**WHAT IS REQUIRED:**
Retype exactly what runs from the first line of the data to the line with "return [CX +", keeping both of those lines and skipping pictures.

**STORED DATA:**
[start]

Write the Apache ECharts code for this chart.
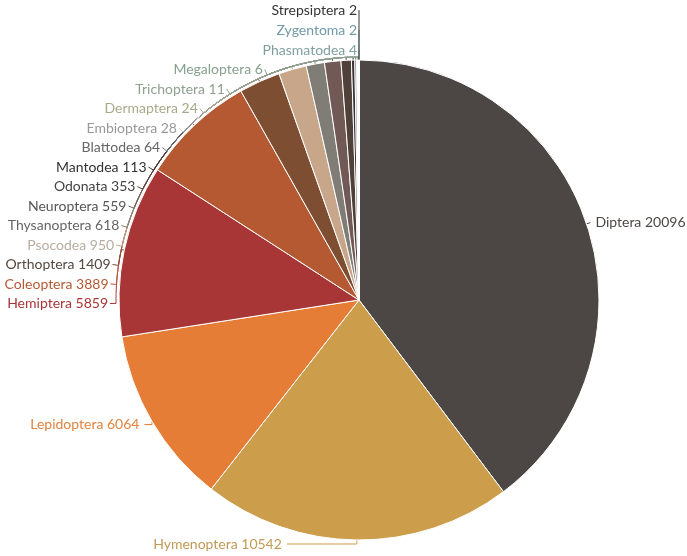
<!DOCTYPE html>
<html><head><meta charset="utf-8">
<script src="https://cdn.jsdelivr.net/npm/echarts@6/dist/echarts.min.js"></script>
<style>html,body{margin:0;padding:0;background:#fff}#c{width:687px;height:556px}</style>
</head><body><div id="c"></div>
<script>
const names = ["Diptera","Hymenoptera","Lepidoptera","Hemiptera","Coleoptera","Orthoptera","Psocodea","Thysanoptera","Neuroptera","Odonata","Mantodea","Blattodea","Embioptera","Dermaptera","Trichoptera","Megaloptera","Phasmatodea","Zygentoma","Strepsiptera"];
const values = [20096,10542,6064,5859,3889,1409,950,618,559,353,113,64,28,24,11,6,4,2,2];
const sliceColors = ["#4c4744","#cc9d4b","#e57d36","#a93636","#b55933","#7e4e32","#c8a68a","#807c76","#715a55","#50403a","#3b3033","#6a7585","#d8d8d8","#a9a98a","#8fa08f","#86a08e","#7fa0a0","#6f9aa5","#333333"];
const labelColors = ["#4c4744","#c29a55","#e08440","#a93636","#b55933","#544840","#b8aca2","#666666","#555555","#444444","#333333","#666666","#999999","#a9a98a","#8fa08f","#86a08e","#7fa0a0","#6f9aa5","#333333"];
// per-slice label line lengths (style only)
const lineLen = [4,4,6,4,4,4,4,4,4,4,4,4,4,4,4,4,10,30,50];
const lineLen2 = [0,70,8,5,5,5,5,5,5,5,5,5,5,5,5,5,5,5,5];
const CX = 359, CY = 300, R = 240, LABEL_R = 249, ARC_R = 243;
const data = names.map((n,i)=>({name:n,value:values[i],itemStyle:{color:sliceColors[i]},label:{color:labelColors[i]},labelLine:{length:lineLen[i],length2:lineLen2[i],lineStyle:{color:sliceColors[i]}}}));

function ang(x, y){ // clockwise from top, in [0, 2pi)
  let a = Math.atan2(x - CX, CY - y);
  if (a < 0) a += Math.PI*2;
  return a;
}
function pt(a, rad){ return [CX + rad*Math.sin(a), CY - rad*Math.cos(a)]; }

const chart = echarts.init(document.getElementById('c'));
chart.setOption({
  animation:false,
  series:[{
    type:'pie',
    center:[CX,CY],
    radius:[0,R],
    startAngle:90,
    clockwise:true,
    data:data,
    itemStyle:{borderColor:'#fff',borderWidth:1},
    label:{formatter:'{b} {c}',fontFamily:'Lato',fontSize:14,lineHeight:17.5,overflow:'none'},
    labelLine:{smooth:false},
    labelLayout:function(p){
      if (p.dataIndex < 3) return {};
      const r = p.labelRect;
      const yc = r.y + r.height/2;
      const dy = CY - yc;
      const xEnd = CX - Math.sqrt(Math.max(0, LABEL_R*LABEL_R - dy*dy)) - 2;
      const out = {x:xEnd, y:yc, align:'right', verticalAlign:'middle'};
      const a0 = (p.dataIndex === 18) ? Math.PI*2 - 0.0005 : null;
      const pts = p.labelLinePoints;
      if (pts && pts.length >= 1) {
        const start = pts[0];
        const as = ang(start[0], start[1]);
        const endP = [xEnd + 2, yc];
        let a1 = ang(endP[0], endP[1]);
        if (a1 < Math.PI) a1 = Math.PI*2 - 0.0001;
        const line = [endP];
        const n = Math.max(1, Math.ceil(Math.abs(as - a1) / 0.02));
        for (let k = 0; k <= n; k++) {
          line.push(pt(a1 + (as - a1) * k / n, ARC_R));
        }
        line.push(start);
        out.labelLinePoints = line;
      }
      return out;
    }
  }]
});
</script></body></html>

[end]

**SOLUTION FOR THIS EXERCISE:**
Write the Apache ECharts code for this chart.
<!DOCTYPE html>
<html><head><meta charset="utf-8">
<script src="https://cdn.jsdelivr.net/npm/echarts@6/dist/echarts.min.js"></script>
<style>html,body{margin:0;padding:0;background:#fff}#c{width:687px;height:556px}</style>
</head><body><div id="c"></div>
<script>
const names = ["Diptera","Hymenoptera","Lepidoptera","Hemiptera","Coleoptera","Orthoptera","Psocodea","Thysanoptera","Neuroptera","Odonata","Mantodea","Blattodea","Embioptera","Dermaptera","Trichoptera","Megaloptera","Phasmatodea","Zygentoma","Strepsiptera"];
const values = [20096,10542,6064,5859,3889,1409,950,618,559,353,113,64,28,24,11,6,4,2,2];
const sliceColors = ["#4c4744","#cc9d4b","#e57d36","#a93636","#b55933","#7e4e32","#c8a68a","#807c76","#715a55","#50403a","#3b3033","#6a7585","#d8d8d8","#a9a98a","#8fa08f","#86a08e","#7fa0a0","#6f9aa5","#333333"];
const labelColors = ["#4c4744","#c29a55","#e08440","#a93636","#b55933","#544840","#b8aca2","#666666","#555555","#444444","#333333","#666666","#999999","#a9a98a","#8fa08f","#86a08e","#7fa0a0","#6f9aa5","#333333"];
// per-slice label line lengths (style only)
const lineLen = [4,4,6,4,4,4,4,4,4,4,4,4,4,4,4,4,10,30,50];
const lineLen2 = [0,70,8,5,5,5,5,5,5,5,5,5,5,5,5,5,5,5,5];
const CX = 359, CY = 300, R = 240, LABEL_R = 249, ARC_R = 243;
const data = names.map((n,i)=>({name:n,value:values[i],itemStyle:{color:sliceColors[i]},label:{color:labelColors[i]},labelLine:{length:lineLen[i],length2:lineLen2[i],lineStyle:{color:sliceColors[i]}}}));

function ang(x, y){ // clockwise from top, in [0, 2pi)
  let a = Math.atan2(x - CX, CY - y);
  if (a < 0) a += Math.PI*2;
  return a;
}
function pt(a, rad){ return [CX + rad*Math.sin(a), CY - rad*Math.cos(a)]; }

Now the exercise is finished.